Recorded data:
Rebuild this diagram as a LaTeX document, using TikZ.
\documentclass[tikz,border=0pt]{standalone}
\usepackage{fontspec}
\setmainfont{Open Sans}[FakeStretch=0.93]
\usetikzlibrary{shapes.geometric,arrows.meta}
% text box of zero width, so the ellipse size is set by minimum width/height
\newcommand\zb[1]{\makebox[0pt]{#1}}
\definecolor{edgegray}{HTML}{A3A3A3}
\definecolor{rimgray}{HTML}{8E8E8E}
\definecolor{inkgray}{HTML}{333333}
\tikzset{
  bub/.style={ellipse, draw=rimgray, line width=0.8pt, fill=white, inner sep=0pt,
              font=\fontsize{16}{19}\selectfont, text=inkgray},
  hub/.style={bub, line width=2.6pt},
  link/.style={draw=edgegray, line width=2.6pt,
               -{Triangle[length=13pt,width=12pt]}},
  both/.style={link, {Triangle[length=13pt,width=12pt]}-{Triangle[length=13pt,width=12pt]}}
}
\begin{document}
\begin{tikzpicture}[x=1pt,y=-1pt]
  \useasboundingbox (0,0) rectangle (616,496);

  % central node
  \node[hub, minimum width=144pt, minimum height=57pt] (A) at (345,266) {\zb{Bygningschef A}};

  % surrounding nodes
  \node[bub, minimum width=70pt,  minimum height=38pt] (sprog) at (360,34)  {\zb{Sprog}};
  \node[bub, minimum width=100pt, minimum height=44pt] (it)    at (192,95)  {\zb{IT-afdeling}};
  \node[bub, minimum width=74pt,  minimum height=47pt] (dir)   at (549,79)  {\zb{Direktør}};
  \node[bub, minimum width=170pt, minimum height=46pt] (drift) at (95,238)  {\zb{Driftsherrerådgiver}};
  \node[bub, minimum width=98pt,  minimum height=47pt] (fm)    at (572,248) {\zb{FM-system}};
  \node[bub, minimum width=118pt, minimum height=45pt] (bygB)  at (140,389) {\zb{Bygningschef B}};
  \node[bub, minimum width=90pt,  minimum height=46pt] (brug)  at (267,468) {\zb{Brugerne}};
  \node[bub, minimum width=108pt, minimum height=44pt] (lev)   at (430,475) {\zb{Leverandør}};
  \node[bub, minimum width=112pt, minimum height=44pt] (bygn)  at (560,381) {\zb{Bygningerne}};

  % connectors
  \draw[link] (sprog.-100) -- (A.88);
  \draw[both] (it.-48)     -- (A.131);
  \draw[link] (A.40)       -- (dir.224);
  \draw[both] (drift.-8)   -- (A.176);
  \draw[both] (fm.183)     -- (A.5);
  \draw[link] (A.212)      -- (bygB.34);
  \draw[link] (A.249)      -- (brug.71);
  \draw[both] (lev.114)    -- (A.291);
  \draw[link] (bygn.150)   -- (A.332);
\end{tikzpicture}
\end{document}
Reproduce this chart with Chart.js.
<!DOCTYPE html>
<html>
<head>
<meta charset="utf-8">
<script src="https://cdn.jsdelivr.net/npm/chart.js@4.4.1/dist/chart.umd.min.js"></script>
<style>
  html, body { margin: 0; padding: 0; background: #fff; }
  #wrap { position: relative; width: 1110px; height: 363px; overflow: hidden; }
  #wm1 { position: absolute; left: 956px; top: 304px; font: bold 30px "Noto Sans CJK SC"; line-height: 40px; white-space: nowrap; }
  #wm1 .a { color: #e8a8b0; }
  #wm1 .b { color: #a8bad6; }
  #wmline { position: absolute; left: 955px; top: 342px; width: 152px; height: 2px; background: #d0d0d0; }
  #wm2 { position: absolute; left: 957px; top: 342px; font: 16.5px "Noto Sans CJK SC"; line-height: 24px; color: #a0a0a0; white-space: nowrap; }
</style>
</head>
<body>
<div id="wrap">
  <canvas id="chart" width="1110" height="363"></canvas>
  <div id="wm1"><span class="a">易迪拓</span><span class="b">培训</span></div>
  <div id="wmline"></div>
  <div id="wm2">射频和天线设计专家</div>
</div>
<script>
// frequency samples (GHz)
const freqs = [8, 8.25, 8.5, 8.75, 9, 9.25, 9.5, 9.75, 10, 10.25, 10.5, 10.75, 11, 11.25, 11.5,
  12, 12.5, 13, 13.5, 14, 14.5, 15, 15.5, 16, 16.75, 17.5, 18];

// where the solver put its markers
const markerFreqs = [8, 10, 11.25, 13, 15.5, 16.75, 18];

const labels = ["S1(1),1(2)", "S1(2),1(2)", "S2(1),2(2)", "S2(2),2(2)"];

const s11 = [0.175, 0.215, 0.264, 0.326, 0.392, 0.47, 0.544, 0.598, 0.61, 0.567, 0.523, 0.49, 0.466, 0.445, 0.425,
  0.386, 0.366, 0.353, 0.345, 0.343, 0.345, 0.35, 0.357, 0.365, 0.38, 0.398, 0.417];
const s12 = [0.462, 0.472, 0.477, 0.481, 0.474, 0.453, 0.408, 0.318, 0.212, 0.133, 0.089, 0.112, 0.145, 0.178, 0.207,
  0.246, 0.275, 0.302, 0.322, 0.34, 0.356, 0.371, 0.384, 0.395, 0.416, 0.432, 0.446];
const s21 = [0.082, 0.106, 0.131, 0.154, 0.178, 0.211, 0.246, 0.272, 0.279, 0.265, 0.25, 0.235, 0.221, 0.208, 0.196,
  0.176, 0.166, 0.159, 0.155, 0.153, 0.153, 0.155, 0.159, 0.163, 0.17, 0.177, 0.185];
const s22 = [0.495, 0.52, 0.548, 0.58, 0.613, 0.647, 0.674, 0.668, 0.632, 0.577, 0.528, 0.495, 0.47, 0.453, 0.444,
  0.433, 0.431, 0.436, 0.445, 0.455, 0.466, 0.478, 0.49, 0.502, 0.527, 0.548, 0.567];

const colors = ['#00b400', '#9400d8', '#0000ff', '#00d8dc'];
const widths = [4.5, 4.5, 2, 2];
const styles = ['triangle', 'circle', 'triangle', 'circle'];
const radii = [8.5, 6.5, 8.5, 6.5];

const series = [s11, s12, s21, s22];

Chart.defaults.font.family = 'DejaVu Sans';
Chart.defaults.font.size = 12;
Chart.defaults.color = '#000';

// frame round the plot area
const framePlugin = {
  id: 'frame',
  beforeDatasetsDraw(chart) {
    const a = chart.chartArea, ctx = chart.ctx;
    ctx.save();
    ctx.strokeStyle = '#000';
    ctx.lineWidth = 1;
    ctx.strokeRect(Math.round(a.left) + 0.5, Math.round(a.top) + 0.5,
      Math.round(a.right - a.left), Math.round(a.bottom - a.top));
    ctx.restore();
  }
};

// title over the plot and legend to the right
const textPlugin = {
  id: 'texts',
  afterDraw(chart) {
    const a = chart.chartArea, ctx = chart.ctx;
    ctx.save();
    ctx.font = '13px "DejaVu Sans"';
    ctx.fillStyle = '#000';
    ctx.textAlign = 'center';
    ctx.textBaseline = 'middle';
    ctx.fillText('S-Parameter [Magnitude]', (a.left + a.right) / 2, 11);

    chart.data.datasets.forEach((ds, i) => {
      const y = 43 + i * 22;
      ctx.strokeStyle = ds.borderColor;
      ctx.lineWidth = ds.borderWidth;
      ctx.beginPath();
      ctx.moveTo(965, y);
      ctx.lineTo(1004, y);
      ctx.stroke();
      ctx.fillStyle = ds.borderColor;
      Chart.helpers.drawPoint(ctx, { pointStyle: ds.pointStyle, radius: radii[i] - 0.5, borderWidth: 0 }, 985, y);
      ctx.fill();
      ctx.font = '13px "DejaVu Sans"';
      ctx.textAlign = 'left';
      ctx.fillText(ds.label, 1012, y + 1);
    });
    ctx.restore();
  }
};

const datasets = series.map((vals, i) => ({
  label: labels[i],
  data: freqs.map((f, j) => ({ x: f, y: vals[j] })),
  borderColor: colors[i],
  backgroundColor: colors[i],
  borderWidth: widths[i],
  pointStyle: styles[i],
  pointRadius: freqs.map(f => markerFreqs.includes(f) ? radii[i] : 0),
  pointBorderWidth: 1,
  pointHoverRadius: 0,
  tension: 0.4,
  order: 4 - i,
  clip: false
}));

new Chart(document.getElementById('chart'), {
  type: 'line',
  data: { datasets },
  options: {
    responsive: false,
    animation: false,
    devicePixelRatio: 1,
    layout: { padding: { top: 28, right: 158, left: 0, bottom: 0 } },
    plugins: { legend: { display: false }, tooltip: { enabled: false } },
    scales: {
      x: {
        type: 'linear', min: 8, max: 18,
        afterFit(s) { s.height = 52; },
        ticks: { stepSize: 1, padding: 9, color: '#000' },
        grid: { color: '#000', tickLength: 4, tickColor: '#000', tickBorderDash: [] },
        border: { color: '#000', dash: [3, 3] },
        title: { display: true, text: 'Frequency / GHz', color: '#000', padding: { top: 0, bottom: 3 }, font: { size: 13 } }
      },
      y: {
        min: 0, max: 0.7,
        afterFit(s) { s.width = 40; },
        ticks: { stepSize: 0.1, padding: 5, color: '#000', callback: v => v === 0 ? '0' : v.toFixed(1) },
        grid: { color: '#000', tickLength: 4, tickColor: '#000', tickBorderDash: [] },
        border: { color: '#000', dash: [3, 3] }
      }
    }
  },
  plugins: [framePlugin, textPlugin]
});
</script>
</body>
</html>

Task requirements:
Starting at the first line of the entries above, please extract each line up to and including the line with "minimum width=144pt, minimum", unchanged, and add nothing.

Reply:
Rebuild this diagram as a LaTeX document, using TikZ.
\documentclass[tikz,border=0pt]{standalone}
\usepackage{fontspec}
\setmainfont{Open Sans}[FakeStretch=0.93]
\usetikzlibrary{shapes.geometric,arrows.meta}
% text box of zero width, so the ellipse size is set by minimum width/height
\newcommand\zb[1]{\makebox[0pt]{#1}}
\definecolor{edgegray}{HTML}{A3A3A3}
\definecolor{rimgray}{HTML}{8E8E8E}
\definecolor{inkgray}{HTML}{333333}
\tikzset{
  bub/.style={ellipse, draw=rimgray, line width=0.8pt, fill=white, inner sep=0pt,
              font=\fontsize{16}{19}\selectfont, text=inkgray},
  hub/.style={bub, line width=2.6pt},
  link/.style={draw=edgegray, line width=2.6pt,
               -{Triangle[length=13pt,width=12pt]}},
  both/.style={link, {Triangle[length=13pt,width=12pt]}-{Triangle[length=13pt,width=12pt]}}
}
\begin{document}
\begin{tikzpicture}[x=1pt,y=-1pt]
  \useasboundingbox (0,0) rectangle (616,496);

  % central node
  \node[hub, minimum width=144pt, minimum height=57pt] (A) at (345,266) {\zb{Bygningschef A}};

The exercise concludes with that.